The extra cost needs to create extra savings.
You want to cover all winter heating
A typical residential solar battery may not cover all winter heating demand in Tasmania.
It can reduce grid import, but homeowners should be careful with any quote that implies near-total winter independence without showing detailed modelling.
Conclusion
Real solar numbers are useful because they show what polished quotes can hide.
Tasmania solar can perform strongly. Large systems can produce impressive output in April and across the year. But winter, heat pumps, EV charging, fog, cloud, roof tilt and household routines all change the solar battery calculation.
April can make a system look excellent. Winter decides how realistic the savings are.
A solar battery can help homeowners store excess daytime solar, reduce evening grid import and rely less on feed in tariff credits. But it should not be sized around the best month or the fear that export rates will keep falling.

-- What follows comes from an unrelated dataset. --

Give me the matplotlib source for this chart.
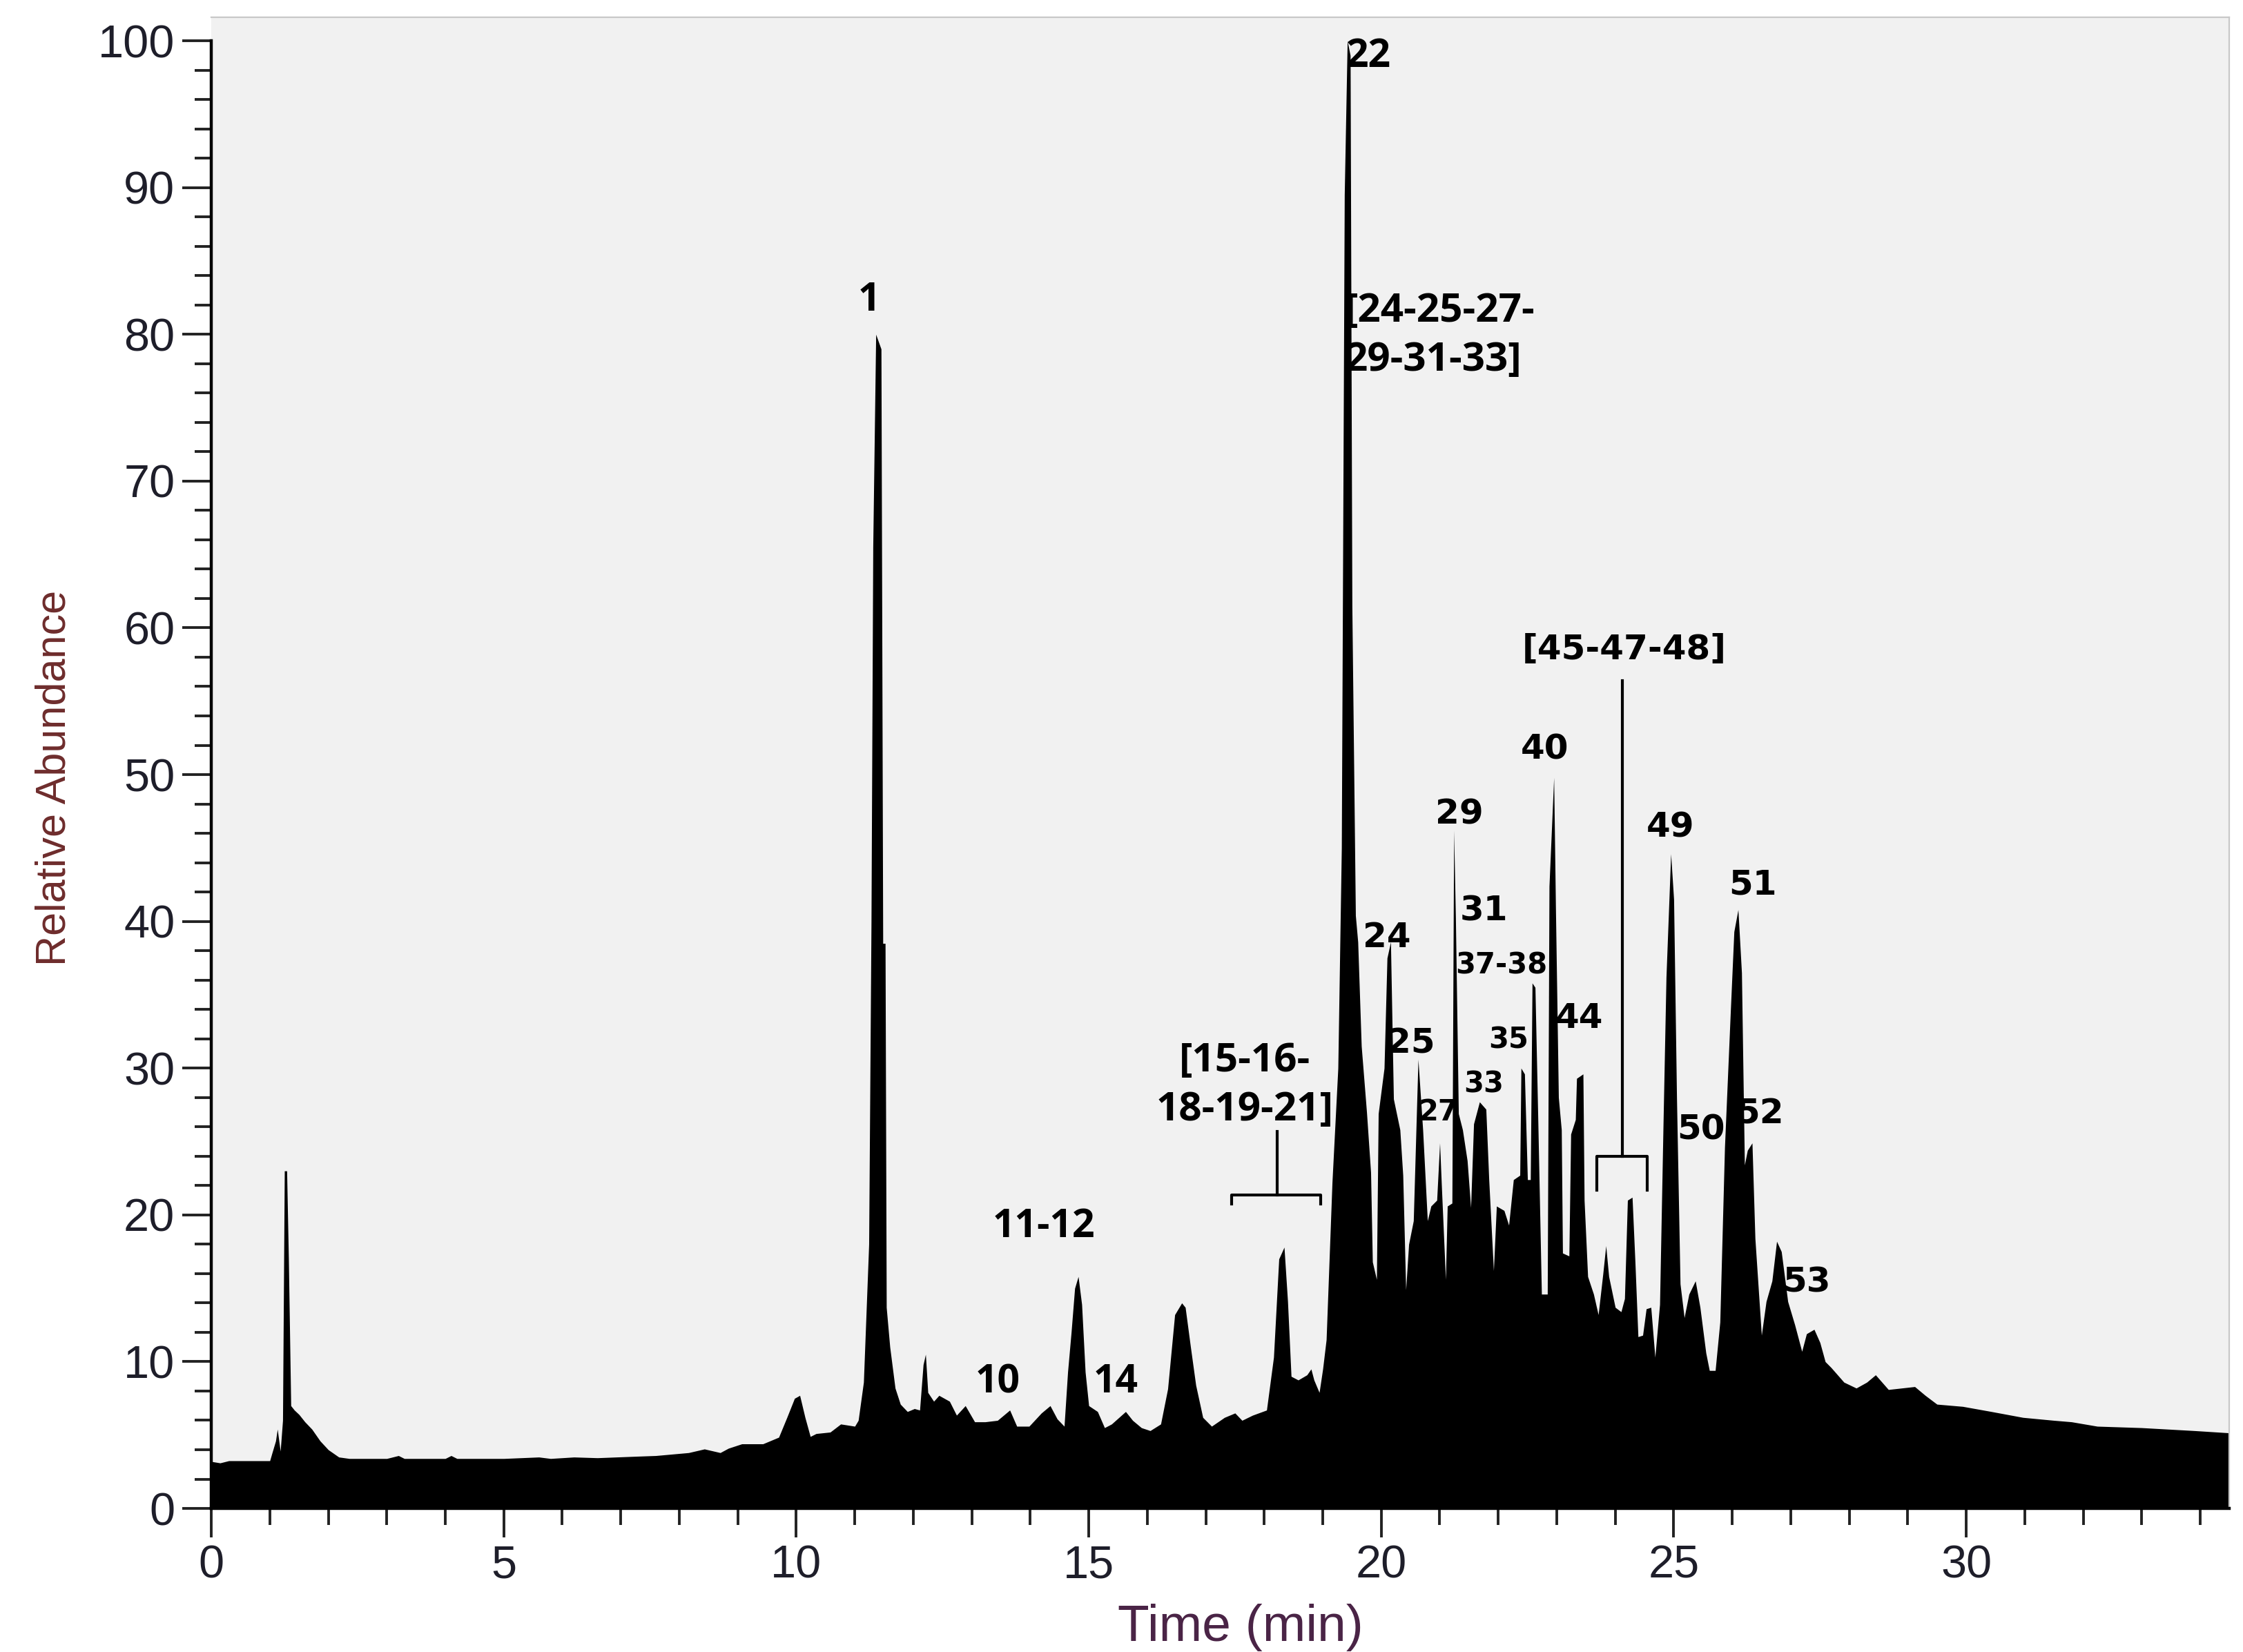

The best decision starts with real data: monthly generation, winter output, evening import, heating demand, EV charging behaviour and tariff assumptions.
At Solar Rains, we help homeowners and installers look beyond sales pitch numbers. The goal is not to sell the biggest battery. The goal is to design a solar battery setup that works in real conditions, through real seasons and for the way the home actually uses energy.
FAQs
Is a solar battery worth it in Tasmania?
A solar battery can be worth it if your home exports solar during the day and imports meaningful electricity after sunset. It can also help homes with high evening usage, EVs or tariff concerns.
Why can April solar numbers be misleading?
April can show strong solar production, but it does not fully represent winter. Tasmania homes may face lower generation, higher heating load, cloudier weather and shorter days in winter.
Can a solar battery cover winter heating in Tasmania?
A solar battery may reduce winter grid import, but it may not cover all heating demand. Heat pumps can increase electricity use during the same period when solar generation drops.
Should I buy more panels or a solar battery first?
If your home has strong daytime export and night time import, a battery may help. If your solar generation is too low, adding panels or improving system performance may need review first.
Does an EV make a solar battery more useful?
An EV can make energy planning more important, but the answer depends on charging behaviour. Daytime EV charging can use solar directly, while night charging may need tariff planning.
What solar numbers should I check before buying a battery?
Check monthly generation, winter output, evening import, solar export, heat pump load, EV charging load and tariff assumptions.
Is going off grid realistic with solar and battery in Tasmania?
Going off grid is much harder than reducing bills. Tasmania winter conditions, heating demand and cloudy periods can require much larger solar, battery and backup systems.
Does a falling feed in tariff mean I need a bigger battery?
Not automatically. Falling feed in tariffs make self consumption more important, but a bigger battery only helps if your home uses the stored energy often enough.